The kids in school were a close-knit group since the base was relatively small and we were allowed to walk about alone, knowing where we were allowed to go and where we had to keep out. Every Saturday morning, the base theatre—a darkened room with a projector and pull-up movie screen in a recreation room set aside for kids in a building near the school—would run free movies for several hours. I remember seeing the entire Flash Gordon serial as well as most of the Three Stooges shorts. Also shown were the movies of the great comic actors of the time: Buster Keaton, Abbott and Costello, to name a few. Then there were the western, Hopalong Cassiday, Gene Autry, Tex Ritter, and Roy Rogers and Dale Evans. And there were always plenty of cartoons and Newsreels.

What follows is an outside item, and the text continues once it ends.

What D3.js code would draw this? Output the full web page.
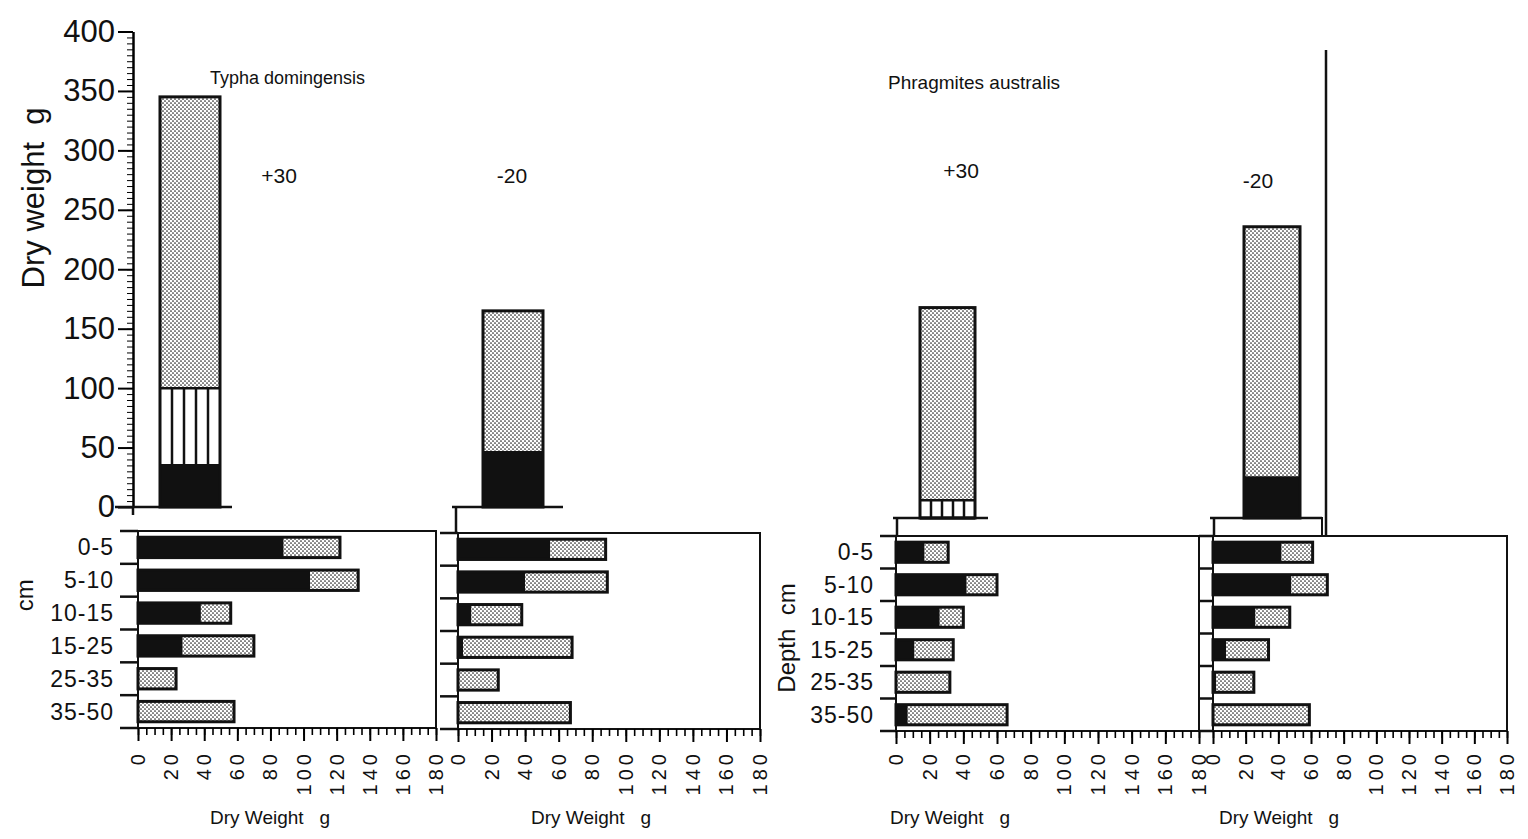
<!DOCTYPE html>
<html>
<head>
<meta charset="utf-8">
<script src="https://cdn.jsdelivr.net/npm/d3@7"></script>
<style>
  body { margin: 0; background: #fff; }
  text { font-family: "Liberation Sans", Arial, sans-serif; fill: #111; }
</style>
</head>
<body>
<div id="chart"></div>
<script>
// species and water level treatments
const species = ["Typha domingensis", "Phragmites australis"];
const treatments = ["+30", "-20", "+30", "-20"];
const depths = ["0-5", "5-10", "10-15", "15-25", "25-35", "35-50"];

// tick values
const totalTicks = [0, 50, 100, 150, 200, 250, 300, 350, 400];
const weightTicks = [0, 20, 40, 60, 80, 100, 120, 140, 160, 180];

// total dry weight per plant (g): black, striped and stippled parts
const topBlack = [35, 46, 0, 34];
const topStriped = [65, 0, 15, 0];
const topStippled = [245, 119, 162, 211];

// dry weight by depth (g): black part and stippled part
const depthBlack = [
  [88, 104, 38, 27, 0, 0],
  [55, 40, 8, 3, 0, 0],
  [17, 42, 26, 11, 0, 7],
  [42, 48, 26, 8, 2, 0]
];
const depthStippled = [
  [34, 29, 18, 43, 23, 58],
  [33, 49, 30, 65, 24, 67],
  [14, 18, 14, 23, 32, 59],
  [19, 22, 21, 26, 23, 59]
];

// layout of the four columns
const panels = [
  {x0: 138, x1: 436, top: 531, bottom: 728, base: 507, barX: 160, barW: 60, tickLeft: 120, baseFrom: 115, baseTo: 232, lx: 279, ly: 183, wx: 270},
  {x0: 458, x1: 760, top: 533, bottom: 729, base: 507, barX: 483, barW: 60, tickLeft: 440, baseFrom: 452, baseTo: 563, lx: 512, ly: 183, wx: 591},
  {x0: 896, x1: 1199, top: 536, bottom: 731, base: 518, barX: 920, barW: 55, tickLeft: 880, baseFrom: 893, baseTo: 988, lx: 961, ly: 178, wx: 950},
  {x0: 1213, x1: 1507, top: 536, bottom: 731, base: 518, barX: 1244, barW: 56, tickLeft: 1199, baseFrom: 1210, baseTo: 1322, lx: 1258, ly: 188, wx: 1279}
];

const svg = d3.select("#chart").append("svg")
    .attr("width", 1528)
    .attr("height", 839);

// stipple fill
const defs = svg.append("defs");
const pat = defs.append("pattern")
    .attr("id", "stipple")
    .attr("patternUnits", "userSpaceOnUse")
    .attr("width", 4)
    .attr("height", 4);
pat.append("rect").attr("width", 4).attr("height", 4).attr("fill", "#fff");
pat.append("circle").attr("cx", 1).attr("cy", 1).attr("r", 0.85).attr("fill", "#222");
pat.append("circle").attr("cx", 3).attr("cy", 3).attr("r", 0.85).attr("fill", "#222");

// the scan cuts the first depth title at the left edge
defs.append("clipPath").attr("id", "cutLabel")
    .append("rect").attr("x", 14).attr("y", 555).attr("width", 60).attr("height", 62);

// species titles
svg.append("text").attr("x", 210).attr("y", 84).style("font-size", "18px").text(species[0]);
svg.append("text").attr("x", 888).attr("y", 89).style("font-size", "19px").text(species[1]);

// y axis of the top chart (Typha)
const yTypha = d3.scaleLinear().domain([0, 400]).range([panels[0].base, panels[0].base - 475.5]);

svg.append("g")
    .attr("transform", "translate(133,0)")
    .call(d3.axisLeft(yTypha).tickValues(d3.range(0, 401, 5)).tickSize(6).tickFormat("").tickSizeOuter(0))
    .call(g => g.select(".domain").attr("stroke-width", 2.5));

svg.append("g")
    .attr("transform", "translate(133,0)")
    .call(d3.axisLeft(yTypha).tickValues(totalTicks).tickSize(15).tickPadding(3).tickSizeOuter(0))
    .call(g => g.select(".domain").remove())
    .call(g => g.selectAll("line").attr("stroke-width", 2))
    .call(g => g.selectAll("text").style("font-size", "31px").attr("fill", "#111"));

svg.append("line")
    .attr("x1", 133).attr("x2", 133)
    .attr("y1", yTypha(0)).attr("y2", yTypha(0) + 8)
    .attr("stroke", "#111").attr("stroke-width", 2.5);

svg.append("text")
    .attr("transform", "translate(44," + yTypha(260) + ") rotate(-90)")
    .attr("text-anchor", "middle")
    .style("font-size", "31px")
    .style("white-space", "pre")
    .text("Dry weight  g");

panels.forEach(function(p, i) {
    const yTop = d3.scaleLinear().domain([0, 400]).range([p.base, p.base - 475.5]);
    const g = svg.append("g");

    // base line under the bar
    g.append("line")
        .attr("x1", p.baseFrom).attr("x2", p.baseTo)
        .attr("y1", p.base).attr("y2", p.base)
        .attr("stroke", "#111").attr("stroke-width", 2.5);
    if (i > 0) {
        g.append("line")
            .attr("x1", p.baseFrom + 4).attr("x2", p.baseFrom + 4)
            .attr("y1", p.base).attr("y2", p.top)
            .attr("stroke", "#111").attr("stroke-width", 2.5);
    }

    // stacked total bar
    const b = topBlack[i], s = topStriped[i], st = topStippled[i];
    g.append("rect")
        .attr("x", p.barX).attr("width", p.barW)
        .attr("y", yTop(b)).attr("height", yTop(0) - yTop(b))
        .attr("fill", "#111");
    if (s > 0) {
        g.append("rect")
            .attr("x", p.barX).attr("width", p.barW)
            .attr("y", yTop(b + s)).attr("height", yTop(b) - yTop(b + s))
            .attr("fill", "#fff");
        d3.range(1, 5).forEach(function(k) {
            g.append("line")
                .attr("x1", p.barX + k * p.barW / 5).attr("x2", p.barX + k * p.barW / 5)
                .attr("y1", yTop(b + s)).attr("y2", yTop(b))
                .attr("stroke", "#111").attr("stroke-width", 2.5);
        });
        g.append("line")
            .attr("x1", p.barX).attr("x2", p.barX + p.barW)
            .attr("y1", yTop(b)).attr("y2", yTop(b))
            .attr("stroke", "#111").attr("stroke-width", 3);
    }
    g.append("rect")
        .attr("x", p.barX).attr("width", p.barW)
        .attr("y", yTop(b + s + st)).attr("height", yTop(b + s) - yTop(b + s + st))
        .attr("fill", "url(#stipple)");
    g.append("line")
        .attr("x1", p.barX).attr("x2", p.barX + p.barW)
        .attr("y1", yTop(b + s)).attr("y2", yTop(b + s))
        .attr("stroke", "#111").attr("stroke-width", 2.5);
    g.append("rect")
        .attr("x", p.barX).attr("width", p.barW)
        .attr("y", yTop(b + s + st)).attr("height", yTop(0) - yTop(b + s + st))
        .attr("fill", "none").attr("stroke", "#111").attr("stroke-width", 3);

    g.append("text")
        .attr("x", p.lx).attr("y", p.ly)
        .attr("text-anchor", "middle")
        .style("font-size", "21px")
        .text(treatments[i]);

    // depth profile panel
    const x = d3.scaleLinear().domain([0, 180]).range([p.x0, p.x1]);
    const y = d3.scaleBand().domain(depths).range([p.top, p.bottom]).paddingInner(0.38).paddingOuter(0.19);

    g.append("rect")
        .attr("x", p.x0).attr("y", p.top)
        .attr("width", p.x1 - p.x0).attr("height", p.bottom - p.top)
        .attr("fill", "none").attr("stroke", "#111").attr("stroke-width", 2);

    // row ticks on the left
    d3.range(depths.length + 1).forEach(function(k) {
        const yy = p.top + k * y.step();
        g.append("line")
            .attr("x1", p.tickLeft).attr("x2", p.x0)
            .attr("y1", yy).attr("y2", yy)
            .attr("stroke", "#111").attr("stroke-width", 2.5);
    });

    const blk = depthBlack[i], stp = depthStippled[i];
    depths.forEach(function(d, j) {
        g.append("rect")
            .attr("x", x(0)).attr("y", y(d))
            .attr("width", x(blk[j]) - x(0)).attr("height", y.bandwidth())
            .attr("fill", "#111");
        g.append("rect")
            .attr("x", x(blk[j])).attr("y", y(d))
            .attr("width", x(blk[j] + stp[j]) - x(blk[j])).attr("height", y.bandwidth())
            .attr("fill", "url(#stipple)");
        g.append("rect")
            .attr("x", x(0)).attr("y", y(d))
            .attr("width", x(blk[j] + stp[j]) - x(0)).attr("height", y.bandwidth())
            .attr("fill", "none").attr("stroke", "#111").attr("stroke-width", 3);
    });

    // category labels (first panel of each species)
    if (i === 0 || i === 2) {
        g.selectAll(".cat").data(depths).enter().append("text")
            .attr("x", p.tickLeft - 6)
            .attr("y", d => y(d) + y.bandwidth() / 2 + 8)
            .attr("text-anchor", "end")
            .style("font-size", "23px")
            .style("letter-spacing", "1px")
            .text(d => d);
    }

    // x axis
    g.append("g")
        .attr("transform", "translate(0," + p.bottom + ")")
        .call(d3.axisBottom(x).tickValues(d3.range(0, 181, 5)).tickSize(7).tickFormat("").tickSizeOuter(0))
        .call(a => a.select(".domain").remove())
        .call(a => a.selectAll("line").attr("stroke-width", 1.6));
    g.append("g")
        .attr("transform", "translate(0," + p.bottom + ")")
        .call(d3.axisBottom(x).tickValues(weightTicks).tickSize(13).tickFormat("").tickSizeOuter(0))
        .call(a => a.select(".domain").remove())
        .call(a => a.selectAll("line").attr("stroke-width", 2));

    g.selectAll(".wt").data(weightTicks).enter().append("text")
        .attr("transform", v => "translate(" + (x(v) + 7) + ",750) rotate(-90)")
        .attr("text-anchor", "end")
        .style("font-size", "20px")
        .style("letter-spacing", "4px")
        .text(v => v);

    g.append("text")
        .attr("x", p.wx)
        .attr("y", 824)
        .attr("text-anchor", "middle")
        .style("font-size", "19px")
        .style("white-space", "pre")
        .text("Dry Weight   g");
});

// depth titles
svg.append("text")
    .attr("transform", "translate(795,638) rotate(-90)")
    .attr("text-anchor", "middle")
    .style("font-size", "24px")
    .style("white-space", "pre")
    .text("Depth  cm");
svg.append("g")
    .attr("clip-path", "url(#cutLabel)")
    .append("text")
    .attr("transform", "translate(33,634) rotate(-90)")
    .attr("text-anchor", "middle")
    .style("font-size", "24px")
    .style("white-space", "pre")
    .text("Depth  cm");

// box under the last bar and the right border line
svg.append("rect")
    .attr("x", panels[3].baseFrom + 4).attr("y", panels[3].base)
    .attr("width", panels[3].baseTo - panels[3].baseFrom - 4).attr("height", panels[3].top - panels[3].base)
    .attr("fill", "none").attr("stroke", "#111").attr("stroke-width", 2);
svg.append("line")
    .attr("x1", 1326).attr("x2", 1326)
    .attr("y1", 50).attr("y2", panels[3].top)
    .attr("stroke", "#111").attr("stroke-width", 2.5);
</script>
</body>
</html>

We got around via a regularly scheduled free bus service that had stops all over the base where we would jump on and off throughout the day. When we weren’t going to school or watching movies, we boys would build forts of piled up rocks and have mock wars with one another. There was a large open field on the base that we would explore on the weekends. It was once used for military maneuvers and had plenty of brass shell casings strewn about and God knows what else left over from that time. On one such outing, I had a pocketknife with me and I was trying to cut the branch of a young tree. The knife slipped and I somehow cut myself just right of the index finger knuckle on my right hand. Fearing the worse if my parents found out where I’d been, I bandaged myself and hid the wound as best I could. After two days, my conscience and worry over the cut not healing faster drove me to confess my escapade to my parents. My mom took me to the base infirmary where a medic cleaned the wound, and fixed me up with a butterfly bandage. He said it should have had stitches to prevent scaring but it was already on its way to healing and thought doing stitches now would not provide any benefit.

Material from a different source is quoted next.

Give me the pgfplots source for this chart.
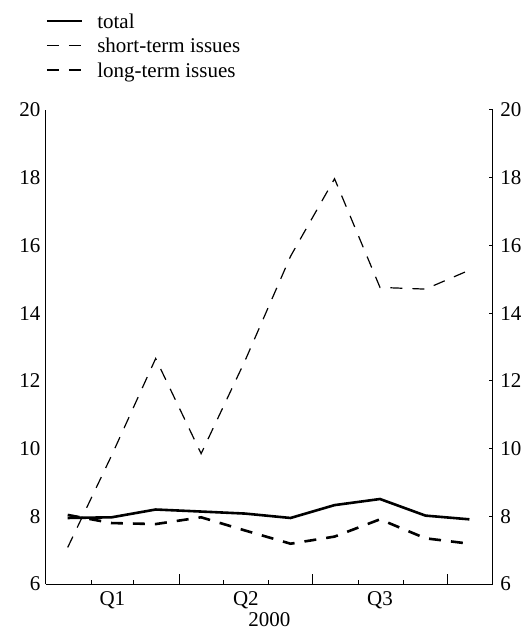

I remember another time that a wound was treated with first aid and not given medical attention. My dad and three of his friends had decided to drive to Ramey Air Force Base near Aguadilla, a town on the northwest tip of the island sixty miles from the base. My dad drove our 1951 Olds. It was an all day outing and on the return trip, which began in the evening, the four heard several gunshots as they passed a particular stretch of road and heard the back window of the Olds shatter from the impact of a bullet. As the passengers ducked my dad instinctive accelerated to put distance between them and the shooter. When they had driven some distance, one of the passengers in the back seat realized that he was bleeding from his head.

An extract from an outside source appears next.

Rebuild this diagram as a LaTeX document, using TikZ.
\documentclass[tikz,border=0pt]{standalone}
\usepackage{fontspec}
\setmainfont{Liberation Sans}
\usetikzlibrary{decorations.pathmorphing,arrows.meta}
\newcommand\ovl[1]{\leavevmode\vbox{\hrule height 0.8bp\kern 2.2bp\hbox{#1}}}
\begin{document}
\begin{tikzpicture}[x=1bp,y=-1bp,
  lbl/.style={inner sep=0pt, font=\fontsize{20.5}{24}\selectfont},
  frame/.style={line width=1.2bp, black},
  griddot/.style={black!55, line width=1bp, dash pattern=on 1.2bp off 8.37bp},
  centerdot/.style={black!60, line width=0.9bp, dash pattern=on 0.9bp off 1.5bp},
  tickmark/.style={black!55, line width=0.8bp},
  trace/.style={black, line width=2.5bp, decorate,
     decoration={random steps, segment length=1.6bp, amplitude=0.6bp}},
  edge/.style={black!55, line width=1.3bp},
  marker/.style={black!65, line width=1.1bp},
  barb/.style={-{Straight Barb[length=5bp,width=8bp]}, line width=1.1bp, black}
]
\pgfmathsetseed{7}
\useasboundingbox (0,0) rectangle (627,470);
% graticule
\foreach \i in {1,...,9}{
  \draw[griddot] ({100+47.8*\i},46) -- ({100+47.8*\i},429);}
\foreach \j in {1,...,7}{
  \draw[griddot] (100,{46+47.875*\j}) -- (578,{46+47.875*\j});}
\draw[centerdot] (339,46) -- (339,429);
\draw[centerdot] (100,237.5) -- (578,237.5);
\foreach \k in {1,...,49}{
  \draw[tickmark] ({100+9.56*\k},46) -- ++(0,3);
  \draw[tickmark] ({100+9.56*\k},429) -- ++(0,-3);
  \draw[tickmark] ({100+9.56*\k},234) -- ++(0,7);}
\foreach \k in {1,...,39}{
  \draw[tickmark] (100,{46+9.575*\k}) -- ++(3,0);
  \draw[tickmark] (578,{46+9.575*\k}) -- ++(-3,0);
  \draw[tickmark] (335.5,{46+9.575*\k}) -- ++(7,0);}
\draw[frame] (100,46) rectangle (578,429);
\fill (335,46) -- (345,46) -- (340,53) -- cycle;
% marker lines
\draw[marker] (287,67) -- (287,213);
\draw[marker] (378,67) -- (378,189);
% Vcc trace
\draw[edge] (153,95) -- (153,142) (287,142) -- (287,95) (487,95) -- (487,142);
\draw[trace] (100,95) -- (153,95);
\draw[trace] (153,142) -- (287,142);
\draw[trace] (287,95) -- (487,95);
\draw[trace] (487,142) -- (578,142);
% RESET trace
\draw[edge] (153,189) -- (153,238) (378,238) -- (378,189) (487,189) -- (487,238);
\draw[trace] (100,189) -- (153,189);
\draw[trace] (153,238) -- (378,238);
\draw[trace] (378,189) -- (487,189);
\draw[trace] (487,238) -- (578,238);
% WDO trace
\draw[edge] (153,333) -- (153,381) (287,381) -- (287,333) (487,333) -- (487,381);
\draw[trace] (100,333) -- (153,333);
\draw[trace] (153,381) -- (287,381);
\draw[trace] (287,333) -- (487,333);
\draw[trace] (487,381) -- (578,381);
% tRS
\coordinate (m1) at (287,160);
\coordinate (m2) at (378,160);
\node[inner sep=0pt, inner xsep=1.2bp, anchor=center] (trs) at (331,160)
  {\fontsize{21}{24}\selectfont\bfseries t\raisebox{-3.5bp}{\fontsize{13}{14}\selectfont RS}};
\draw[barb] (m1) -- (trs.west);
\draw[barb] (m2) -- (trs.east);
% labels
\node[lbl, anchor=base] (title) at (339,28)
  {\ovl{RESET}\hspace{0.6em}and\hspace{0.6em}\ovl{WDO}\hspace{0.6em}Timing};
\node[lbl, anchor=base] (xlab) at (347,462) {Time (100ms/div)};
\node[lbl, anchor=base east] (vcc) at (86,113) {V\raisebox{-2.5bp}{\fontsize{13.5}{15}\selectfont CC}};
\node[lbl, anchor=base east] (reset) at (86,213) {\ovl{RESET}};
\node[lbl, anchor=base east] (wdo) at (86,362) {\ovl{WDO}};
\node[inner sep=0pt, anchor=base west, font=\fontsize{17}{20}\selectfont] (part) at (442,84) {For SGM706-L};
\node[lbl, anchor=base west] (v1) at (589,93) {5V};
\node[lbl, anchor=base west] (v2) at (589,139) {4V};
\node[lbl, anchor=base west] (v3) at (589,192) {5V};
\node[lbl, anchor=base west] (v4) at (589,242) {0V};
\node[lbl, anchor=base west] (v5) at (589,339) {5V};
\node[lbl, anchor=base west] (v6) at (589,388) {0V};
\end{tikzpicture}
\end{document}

They applied a makeshift bandage held in place by a belt cinched around the injured passenger’s head. This is how he appeared coming into our house on base after the four returned. Removing the bandage and cleaning the wound, they saw that the bullet that had struck the back window had grazed the rear passenger’s head just above the right ear, The wound was not deep and the skull was not punctured, so no one thought the matter should go any further including the injured man. The Olds still had its Texas license plates. At that time, there was a major labor dispute between oil giant Texaco and its Puerto Rican workers. The shot was obviously fired at the car because of its plates and the presumed relationship with the oil company, or so the thinking among the four went. Somehow the next day the back window was replaced and the inside the Olds showed no trace of the previous evenings’ near miss.

We arrived at Camp Losey in 1955 and a year before the Army turned the base over to the Navy. Some of the Army personnel stationed at the camp were reassigned to Army bases throughout the states and overseas. while others, my dad included, were transferred to Ft Buchanan Army Base near San Juan.